Hi Greta, there are secular alternatives to the 12 step programs now. SOS (Secular Organizations for Sobriety) is one of them. They are affiliated with the Center for Inquiry West.

You might also be interested to know about the legal challenges to court mandated AA as being unconstitutional. There is a good review of cases in the Duke Law Journal here:

http://www.law.duke.edu/shell/cite.pl?47+Duke+L.+J.+785

the author is Derek Apanovitch.

mathyoo

I'm working a 12 step program for sex addiction, and one of the problems I've seen and heard about from others is that many of the people who go through a 12 step program don't actually work the program. They think that they just need to stop their behavior (get sober) and attend meetings and everything will be fine. Those are the people who ultimately fail in their sobriety because they are not addressing their core issues that led to the addiction(s) in the first place. I do think that they are effective when a person works the steps completely, and especially if they can afford to combine that with individual therapy. At it's core, much of a 12 step program is really cognitive therapy (which I also use, and have found it tremendously effective).
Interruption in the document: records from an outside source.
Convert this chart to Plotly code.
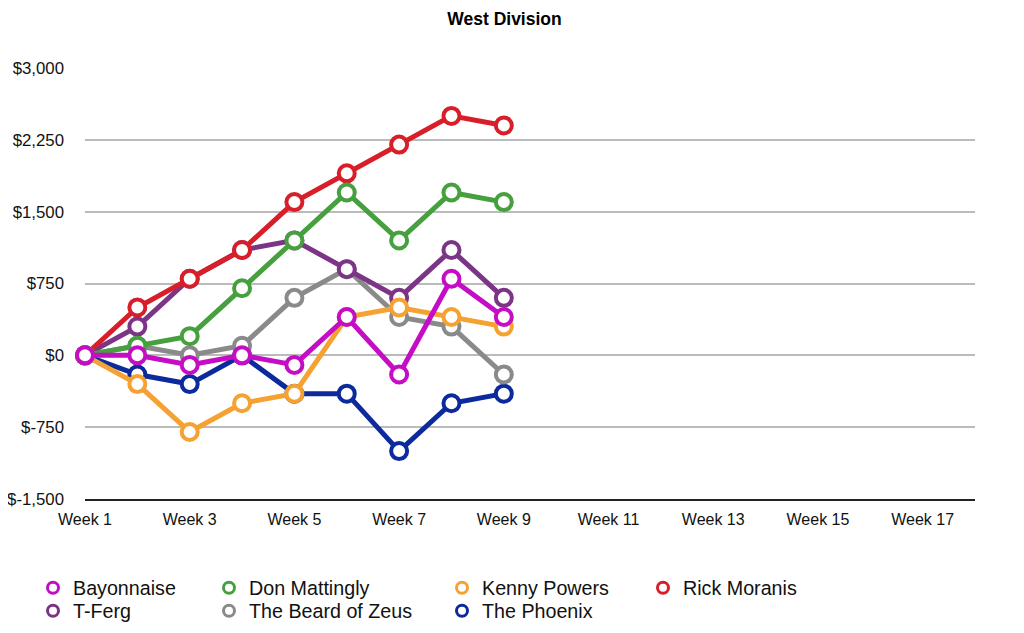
import plotly.graph_objects as go

weeks = [f"Week {i}" for i in range(1, 19)]
played = weeks[:9]

bayonnaise = [0, 0, -100, 0, -100, 400, -200, 800, 400]
don_mattingly = [0, 100, 200, 700, 1200, 1700, 1200, 1700, 1600]
kenny_powers = [0, -300, -800, -500, -400, 400, 500, 400, 300]
rick_moranis = [0, 500, 800, 1100, 1600, 1900, 2200, 2500, 2400]
t_ferg = [0, 300, 800, 1100, 1200, 900, 600, 1100, 600]
beard_of_zeus = [0, 100, 0, 100, 600, 900, 400, 300, -200]
the_phoenix = [0, -200, -300, 0, -400, -400, -1000, -500, -400]

y_ticks = [-1500, -750, 0, 750, 1500, 2250, 3000]
y_labels = ["$-1,500", "$-750", "$0", "$750", "$1,500", "$2,250", "$3,000"]
x_ticks = weeks[0::2]

series = {
    "Bayonnaise": (bayonnaise, "#C40DC4"),
    "Don Mattingly": (don_mattingly, "#45A03D"),
    "Kenny Powers": (kenny_powers, "#F5A232"),
    "Rick Moranis": (rick_moranis, "#D81F29"),
    "T-Ferg": (t_ferg, "#7C3586"),
    "The Beard of Zeus": (beard_of_zeus, "#8A8A8A"),
    "The Phoenix": (the_phoenix, "#0C2A9C"),
}

draw_order = ["The Phoenix", "The Beard of Zeus", "T-Ferg", "Rick Moranis",
              "Kenny Powers", "Don Mattingly", "Bayonnaise"]

fig = go.Figure()
for name in draw_order:
    vals, col = series[name]
    fig.add_trace(go.Scatter(
        x=played, y=vals, name=name, mode="lines+markers",
        line=dict(color=col, width=5),
        marker=dict(symbol="circle", size=16, color="white",
                    line=dict(color=col, width=4)),
        cliponaxis=False, showlegend=False, hoverinfo="x+y+name",
    ))

# legend layout: columns and rows (figure pixel coords)
legend_pos = {
    "Bayonnaise": (25, 580), "T-Ferg": (25, 603),
    "Don Mattingly": (201, 580), "The Beard of Zeus": (201, 603),
    "Kenny Powers": (434, 580), "The Phoenix": (434, 603),
    "Rick Moranis": (635, 580),
}
W, H = 1024, 633
legends = {}
for i, (name, (px, py)) in enumerate(legend_pos.items()):
    key = "legend" if i == 0 else f"legend{i+1}"
    vals, col = series[name]
    fig.add_trace(go.Scatter(
        x=[None], y=[None], name=name, mode="markers",
        marker=dict(symbol="circle", size=11, color="white",
                    line=dict(color=col, width=3)),
        showlegend=True, legend=key, hoverinfo="skip",
    ))
    legends[key] = dict(
        x=px / W, y=1 - py / H, xref="container", yref="container",
        xanchor="left", yanchor="middle", bgcolor="rgba(0,0,0,0)",
        itemclick=False, itemdoubleclick=False,
        font=dict(family="Liberation Sans, Arial, sans-serif", size=19.7, color="#111"),
    )

fig.update_layout(
    width=W, height=H,
    margin=dict(l=77, r=57, t=60, b=142, autoexpand=False),
    paper_bgcolor="white", plot_bgcolor="white",
    title=dict(text="<b>West Division</b>", x=496.5 / W, y=1 - 11 / H,
               xref="container", yref="container", xanchor="center", yanchor="middle",
               font=dict(family="Liberation Sans, Arial, sans-serif", size=17.5, color="#000")),
    xaxis=dict(
        type="category", categoryorder="array", categoryarray=weeks,
        range=[0, 17], tickvals=x_ticks, ticktext=x_ticks,
        showgrid=False, zeroline=False, showline=True, linecolor="#222", linewidth=2,
        ticks="", ticklabelstandoff=5,
        tickfont=dict(family="Liberation Sans, Arial, sans-serif", size=16, color="#111"),
    ),
    yaxis=dict(
        range=[-1500, 3000], tickvals=y_ticks, ticktext=y_labels,
        showgrid=True, gridcolor="#BBBBBB", gridwidth=1.5,
        zeroline=True, zerolinecolor="#BBBBBB", zerolinewidth=1.5,
        showline=False, ticks="", ticklabelstandoff=20,
        tickfont=dict(family="Liberation Sans, Arial, sans-serif", size=16.8, color="#111"),
    ),
    showlegend=True,
    **legends,
)

fig.write_html("out.html")
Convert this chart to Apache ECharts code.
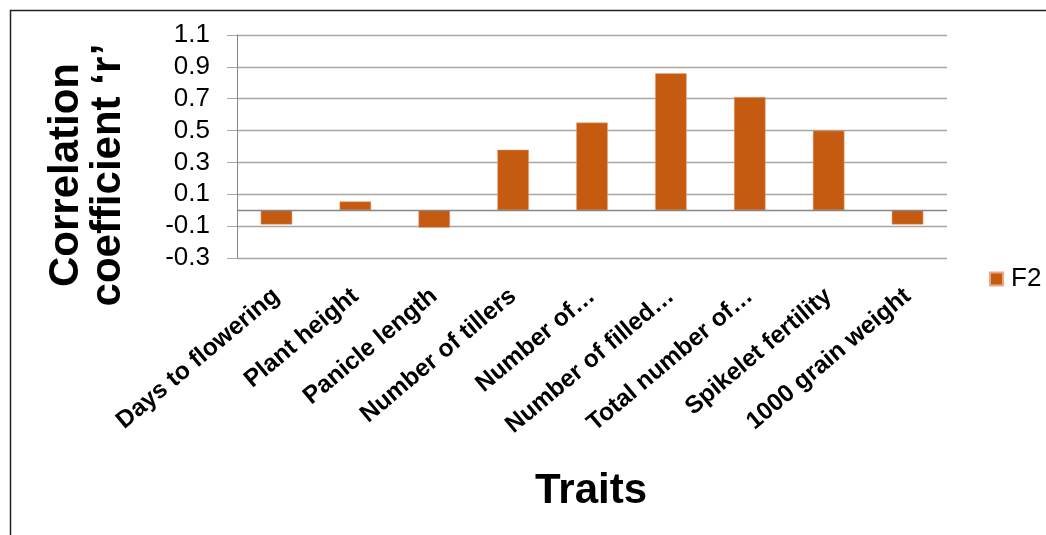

The problem is that most addicts don't want to actually do the steps because it brings up a whole lot of very painful stuff, and we become addicts specifically to avoid dealing with that painful stuff.

I'm fortunate in that I'm working through the 12 steps not with the traditional SA group, but with my therapist (who is also a recovering sex addict who's been through all the steps), but I'm doing it completely without any gods being involved.

I have a feeling that the main reason that 12 step groups are resistant to having statistics is that factor of how many people are actually working the steps, vs. how many people just show up at meetings.

Donna Gore

The traditional 12-S sobriety surveys come from the ranks of their own membership, so you have a sample that's biased, to say the least. The number of people who drop out do not get counted. I have read some analyses of shrinks who gave different groups of patients different types of follow up therapies and then compared the rates of recovery, length of sobriety. Cognitive behavioral therapy seemed to fare best, as I recall. The only way anyone could do a truly scientific study on the effectiveness of 12 step groups would be to get the name and contact info of every single person who walked through the door and then check up on them every day for the next year to see who drank and who didn't. And that's impossible because it's supposed to be anonymous! Not to mention the manpower involved in spying on everyone constantly! But come to think of it, it's pretty hard to gauge the effectiveness of any recovery program, because you have to rely on what the subjects SAY. And people who abuse drugs generally are not truthful. They will look you right in the face, smile, and swear they are sober. (I know, I was one of them.)